Инстинкт этот присутствует не только у млекопитающих. Он есть у многих видов. Орнитолог Дольник любил объяснять его на птичьем примере, что действительно удобно.
На свете существует очень много видов птичек. Некоторые из них друг от друга почти не отличаются, отличить их может только профессионал по разным мелким признакам. Ну, типа, одни птички говорят «бордюр» и «шаурма», а птички в соседнем ареале — «поребрик» и «шаверма». Всем нормальным птичкам ясно, что «поребрик» и «шаверма» — это абсолютно отвратительно!
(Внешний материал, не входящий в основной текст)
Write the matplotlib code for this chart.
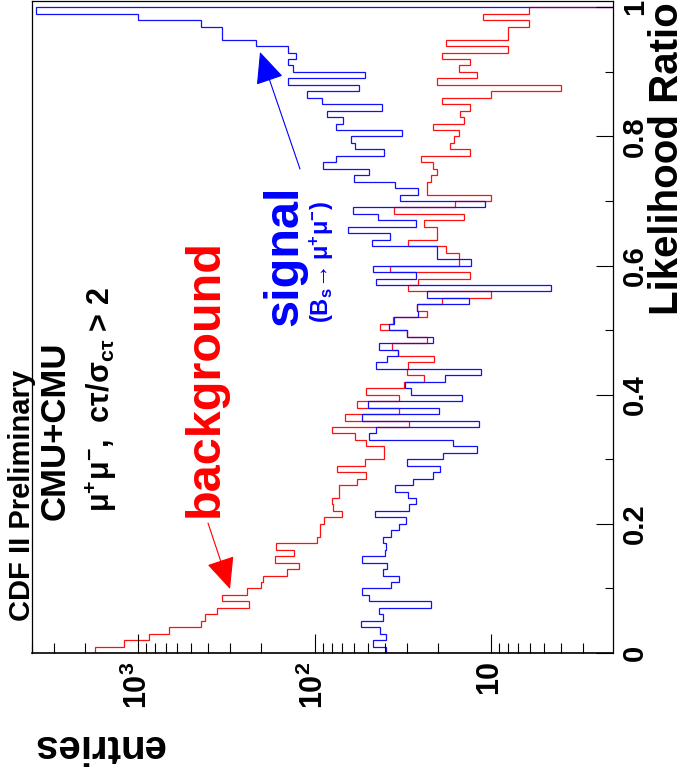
import numpy as np
import matplotlib
matplotlib.use("Agg")
import matplotlib.pyplot as plt
from matplotlib.ticker import LogLocator, NullFormatter, MultipleLocator

plt.rcParams['font.family'] = ['Liberation Sans', 'DejaVu Sans']
plt.rcParams['mathtext.fontset'] = 'custom'
plt.rcParams['mathtext.rm'] = 'Liberation Sans'
plt.rcParams['mathtext.bf'] = 'Liberation Sans:bold'
plt.rcParams['mathtext.it'] = 'Liberation Sans:italic'
plt.rcParams['mathtext.default'] = 'regular'

# --------------------------
# Data: 100 bins in likelihood ratio, entries per bin
# --------------------------
lr_edges = np.linspace(0.0, 1.0, 101)

signal = [39.5, 46.8, 39.5, 42.6, 54.8, 41, 43, 21.9, 49, 54,
          36.8, 33.2, 40.7, 39, 54, 40, 39.5, 41, 37, 33.2,
          30.3, 45.4, 29.2, 26.6, 29.4, 34.7, 27.5, 21.2, 19.4, 30,
          18.7, 11.9, 16.3, 49, 44.5, 11.6, 54, 19.6, 50, 14.6,
          28.4, 30.5, 18.2, 11.4, 44.5, 39, 33.7, 43, 21.2, 30,
          37.7, 35.3, 26, 26.3, 13.3, 22.9, 4.54, 44.5, 26.6, 46.8,
          12.9, 20.2, 20.2, 47.4, 37.3, 64.4, 26.6, 43.5, 60.8, 10.8,
          32.7, 25.8, 34.7, 59.8, 49, 89, 76, 40.5, 59, 62.4,
          31.8, 76, 68.7, 85.5, 41.3, 90.6, 110, 55.8, 142, 51.8,
          133, 142, 127, 142, 215, 336, 336, 442, 1010, 3830]

background = [1762, 1200, 866, 667, 441, 421, 359, 237, 336, 242,
              202, 197, 144, 123, 167, 131, 165, 96.8, 93.6, 93,
              88, 69.4, 78.9, 80, 72.8, 72.8, 57.7, 51.2, 75, 51.8,
              40.3, 40.3, 50.7, 59, 80, 29.1, 67.3, 33.2, 57.3, 33.2,
              51.3, 31, 23.9, 30, 29.4, 21, 33.5, 36.2, 23.1, 30,
              42.6, 35.8, 22.9, 26.3, 19, 10, 29.4, 26, 13.1, 37.3,
              15.1, 15.1, 18, 29.4, 20.1, 20.1, 23.9, 14.1, 35.4, 16,
              10, 22.9, 22.9, 21.9, 20.1, 21.2, 25, 13.1, 17, 16.1,
              15.1, 21.2, 14.1, 14.9, 13.1, 19, 10, 4.0, 20.1, 12,
              15.1, 13.1, 19, 8, 18, 8, 8, 6.03, 11, 6.03]

entry_ticks = [10, 100, 1000]
entry_labels = [r'$\mathbf{10}$', r'$\mathbf{10^{2}}$', r'$\mathbf{10^{3}}$']
lr_ticks = [0, 0.2, 0.4, 0.6, 0.8, 1.0]
lr_labels = ['0', '0.2', '0.4', '0.6', '0.8', '1']

W, H = 687, 777


def fpx(x, y):
    # pixel position -> figure fraction
    return (x / W, 1 - y / H)


fig = plt.figure(figsize=(W / 100, H / 100), dpi=100)
ax = fig.add_axes([32 / W, 1 - 653 / H, 581 / W, 652 / H])

ax.stairs(background, lr_edges, orientation='horizontal', baseline=1e-3,
          color='#ff1010', lw=0.9)
ax.stairs(signal, lr_edges, orientation='horizontal', baseline=1e-3,
          color='#1010ff', lw=0.9)

ax.set_xscale('log')
ax.set_xlim(4018, 2.02)
ax.set_ylim(0, 1.0098)

for s in ax.spines.values():
    s.set_color('black')
    s.set_linewidth(0.9)
ax.spines['bottom'].set_linewidth(1.2)

# x axis (entries, log) along the bottom
ax.set_xticks(entry_ticks, labels=entry_labels)
ax.xaxis.set_minor_locator(LogLocator(base=10, subs=np.arange(2, 10), numticks=20))
ax.xaxis.set_minor_formatter(NullFormatter())
ax.tick_params(axis='x', which='major', direction='in', length=13.5, width=0.8,
               bottom=True, top=False, labelsize=22, pad=6)
ax.tick_params(axis='x', which='minor', direction='in', length=7, width=0.8,
               bottom=True, top=False)
for lbl in ax.get_xticklabels():
    lbl.set_rotation(90)
    lbl.set_ha('center')
    lbl.set_va('top')

# y axis (likelihood ratio) on the right
ax.yaxis.tick_right()
ax.set_yticks(lr_ticks, labels=lr_labels)
ax.yaxis.set_minor_locator(MultipleLocator(0.1))
ax.tick_params(axis='y', which='major', direction='in', length=12, width=0.8,
               left=False, right=True, labelsize=21, pad=5.5)
ax.tick_params(axis='y', which='minor', direction='in', length=6, width=0.8,
               left=False, right=True)
for lbl in ax.get_yticklabels():
    lbl.set_rotation(90)
    lbl.set_fontweight('bold')
    lbl.set_ha('left')
    lbl.set_va('center')

# axis titles
fig.text(*fpx(678, 2), 'Likelihood Ratio', rotation=90, rotation_mode='anchor',
         ha='right', va='baseline', fontsize=29, fontweight='bold')
fig.text(*fpx(98, 746), 'entries', rotation=180, ha='center', va='center',
         fontsize=29, fontweight='bold')

# labels inside the frame
fig.text(*fpx(22, 495), 'CDF II Preliminary', rotation=90, ha='center', va='center',
         fontsize=21, fontweight='bold')
fig.text(*fpx(55, 431), 'CMU+CMU', rotation=90, ha='center', va='center',
         fontsize=25, fontweight='bold')
fig.text(*fpx(101, 400), r'$\mu^{+}\mu^{-}$,  $\mathbf{c}\tau/\sigma_{\mathbf{c}\tau}$ > 2',
         rotation=90, ha='center', va='center', fontsize=22, fontweight='bold')
fig.text(*fpx(205, 378), 'background', rotation=90, ha='center', va='center',
         fontsize=35, fontweight='bold', color='red')
fig.text(*fpx(285, 256), 'signal', rotation=90, ha='center', va='center',
         fontsize=35, fontweight='bold', color='blue')
fig.text(*fpx(322, 262), r'$\mathbf{(B_{s}\!\rightarrow\mu^{+}\mu^{-})}$', rotation=90,
         ha='center', va='center', fontsize=17, color='blue')

# arrows
arrow_style = '-|>,head_length=2.0,head_width=0.9'
fig.add_artist(matplotlib.patches.FancyArrowPatch(
    fpx(208, 523), fpx(230, 589), transform=fig.transFigure,
    arrowstyle=arrow_style, mutation_scale=10, color='red', lw=0.8,
    shrinkA=0, shrinkB=0))
fig.add_artist(matplotlib.patches.FancyArrowPatch(
    fpx(300, 169), fpx(260, 52), transform=fig.transFigure,
    arrowstyle=arrow_style, mutation_scale=10, color='blue', lw=0.8,
    shrinkA=0, shrinkB=0))

fig.savefig('out.png', dpi=100)
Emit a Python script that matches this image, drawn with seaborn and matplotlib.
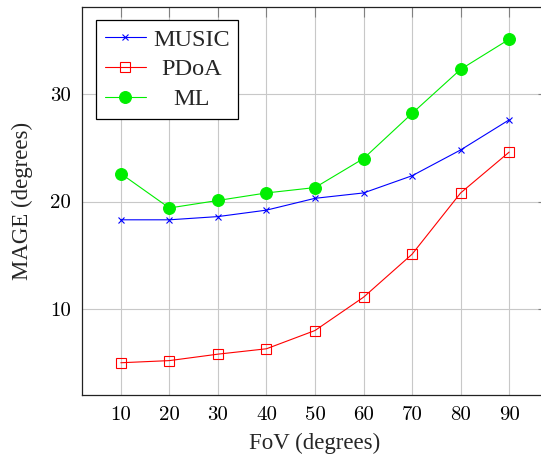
import matplotlib
matplotlib.use("Agg")
import matplotlib.pyplot as plt
import seaborn as sns
import pandas as pd

# Mean angular error per field of view for the three estimators
fov = [10, 20, 30, 40, 50, 60, 70, 80, 90]
music = [18.3, 18.3, 18.6, 19.2, 20.3, 20.8, 22.4, 24.8, 27.6]
pdoa = [5.0, 5.2, 5.8, 6.3, 8.0, 11.1, 15.1, 20.8, 24.6]
ml = [22.6, 19.4, 20.1, 20.8, 21.3, 24.0, 28.2, 32.3, 35.1]

xticks = [10, 20, 30, 40, 50, 60, 70, 80, 90]
yticks = [10, 20, 30]

df = pd.DataFrame({"FoV": fov, "MUSIC": music, "PDoA": pdoa, "ML": ml})

sns.set_style("white")
plt.rcParams["font.family"] = ["Liberation Serif", "DejaVu Serif"]

DPI = 100
fig = plt.figure(figsize=(5.41, 4.57), dpi=DPI)
ax = fig.add_axes([82 / 541, 1 - 395 / 457, (548 - 82) / 541, (395 - 7) / 457])

sns.lineplot(data=df, x="FoV", y="MUSIC", ax=ax, color="blue", linewidth=0.8,
             marker="x", markersize=5, markeredgecolor="blue",
             markeredgewidth=0.8, label="MUSIC")
sns.lineplot(data=df, x="FoV", y="PDoA", ax=ax, color="red", linewidth=0.8,
             marker="s", markersize=7.2, markerfacecolor="none",
             markeredgecolor="red", markeredgewidth=0.8, label="PDoA")
sns.lineplot(data=df, x="FoV", y="ML", ax=ax, color="#00ee00", linewidth=0.8,
             marker="o", markersize=8.5, markerfacecolor="#00ee00",
             markeredgecolor="#00ee00", markeredgewidth=0.8, label="ML")

ax.set_xlim(2, 98)
ax.set_ylim(2.0, 38.1)
ax.set_xticks(xticks)
ax.set_yticks(yticks)
ax.set_xticklabels([str(v) for v in xticks], family="cmr10", fontsize=15)
ax.set_yticklabels([str(v) for v in yticks], family="cmr10", fontsize=15)

ax.grid(True, color="#c8c8c8", linewidth=0.8)
ax.set_axisbelow(True)
ax.tick_params(axis="both", which="major", direction="in", length=7.5,
               width=0.8, color="#808080", top=True, right=True,
               labelcolor="black", pad=8)
for s in ax.spines.values():
    s.set_color("#222222")
    s.set_linewidth(0.9)

ax.set_xlabel("FoV (degrees)", fontsize=16.5, labelpad=6)
ax.set_ylabel("MAGE (degrees)", fontsize=16.5, labelpad=12)

leg = ax.legend(loc="upper left",
                bbox_to_anchor=((96 - 82) / 466, 1 - (20 - 7) / 388),
                borderaxespad=0, fontsize=17.5, frameon=True, fancybox=False,
                edgecolor="black", framealpha=1, handlelength=1.7,
                handletextpad=0.3, labelspacing=0.32, borderpad=0.35)
leg.get_frame().set_linewidth(0.9)

# Centre each legend entry within the label column
fig.canvas.draw()
renderer = fig.canvas.get_renderer()
texts = leg.get_texts()
widths = [t.get_window_extent(renderer).width for t in texts]
wmax = max(widths)
for t, w in zip(texts, widths):
    t.set_position(((wmax - w) / 2, 0))

fig.savefig("out.png", dpi=DPI)
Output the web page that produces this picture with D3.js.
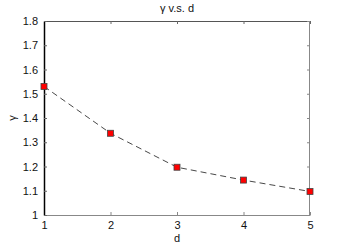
<!DOCTYPE html>
<html><head><meta charset="utf-8">
<script src="https://cdn.jsdelivr.net/npm/d3@7"></script>
<style>body{margin:0;background:#fff}svg{display:block}text{font-family:"Liberation Sans",Arial,sans-serif}</style>
</head><body>
<svg id="c" width="342" height="246"></svg>
<script>
const dValues = [1, 2, 3, 4, 5];
const gammaValues = [1.53, 1.337, 1.197, 1.144, 1.097];
const xTicks = [1, 2, 3, 4, 5];
const yTicks = [1, 1.1, 1.2, 1.3, 1.4, 1.5, 1.6, 1.7, 1.8];

const svg = d3.select("#c");
const L = 44, R = 310, T = 21, B = 215;
const x = d3.scaleLinear().domain([1, 5]).range([L, R]);
const y = d3.scaleLinear().domain([1, 1.8]).range([B, T]);

svg.append("line").attr("x1", L).attr("x2", R).attr("y1", T + 0.5).attr("y2", T + 0.5).attr("stroke", "#555");
svg.append("line").attr("x1", R - 0.5).attr("x2", R - 0.5).attr("y1", T).attr("y2", B).attr("stroke", "#888");

const gx = svg.append("g").attr("transform", `translate(0,${B})`)
  .call(d3.axisBottom(x).tickValues(xTicks).tickFormat(d3.format("d")).tickSizeInner(-3).tickSizeOuter(0).tickPadding(6));
gx.select(".domain").attr("stroke", "#888").attr("stroke-width", 1.2);
gx.selectAll(".tick line").attr("stroke", "#888");
gx.selectAll("text").attr("font-size", 11).attr("fill", "#111");

const gxt = svg.append("g").attr("transform", `translate(0,${T})`)
  .call(d3.axisTop(x).tickValues(xTicks).tickFormat("").tickSizeInner(-3).tickSizeOuter(0));
gxt.select(".domain").remove();
gxt.selectAll(".tick line").attr("stroke", "#666");

const gy = svg.append("g").attr("transform", `translate(${L},0)`)
  .call(d3.axisLeft(y).tickValues(yTicks).tickFormat(d => d3.format("")(+d.toFixed(1))).tickSizeInner(-3).tickSizeOuter(0).tickPadding(6));
gy.select(".domain").attr("stroke", "#000").attr("stroke-width", 1.5);
gy.selectAll(".tick line").attr("stroke", "#666");
gy.selectAll("text").attr("font-size", 11).attr("fill", "#111");

const gyr = svg.append("g").attr("transform", `translate(${R},0)`)
  .call(d3.axisRight(y).tickValues(yTicks).tickFormat("").tickSizeInner(-3).tickSizeOuter(0));
gyr.select(".domain").remove();
gyr.selectAll(".tick line").attr("stroke", "#888");

const line = d3.line().x((d, i) => x(dValues[i])).y(d => y(d));
svg.append("path").datum(gammaValues).attr("d", line)
  .attr("fill", "none").attr("stroke", "#333").attr("stroke-width", 0.9).attr("stroke-dasharray", "6,4");

svg.selectAll("rect.m").data(gammaValues).enter().append("rect")
  .attr("x", (d, i) => x(dValues[i]) - 3).attr("y", d => y(d) - 3)
  .attr("width", 6).attr("height", 6).attr("fill", "#f00").attr("stroke", "#444").attr("stroke-width", 0.8);

svg.append("text").attr("x", 177).attr("y", 12).attr("text-anchor", "middle").attr("font-size", 11).attr("fill", "#111").text("γ v.s. d");
svg.append("text").attr("x", 177).attr("y", 242).attr("text-anchor", "middle").attr("font-size", 11).attr("fill", "#111").text("d");
svg.append("text").attr("transform", "translate(16,118) rotate(-90)").attr("text-anchor", "middle").attr("font-size", 11).attr("fill", "#111").text("γ");
</script>
</body></html>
Это вызывает справедливое возмущение и раздражение, в конце концов!..
Мелкие отличающиеся детали окраски оперения, чуть-чуть иное брачное пение, немного другой рисунок брачного танца делают один подвид птичек отвратительным и отталкивающим для другого. Они еще могут размножаться, скрещиваясь и давая плодовитое потомство, но уже не хотят этого делать — внешние детали развели их, сделав отвратительными, отталкивающими друг для друга. Это природный механизм для разведения подвидов на отдельные виды. Для начала нужно сделать невозможным скрещивание, смешение генетического материала. А уж потом генетика разведет их сама по себе. И происходит это именно так — через отвращение к небольшим различиям.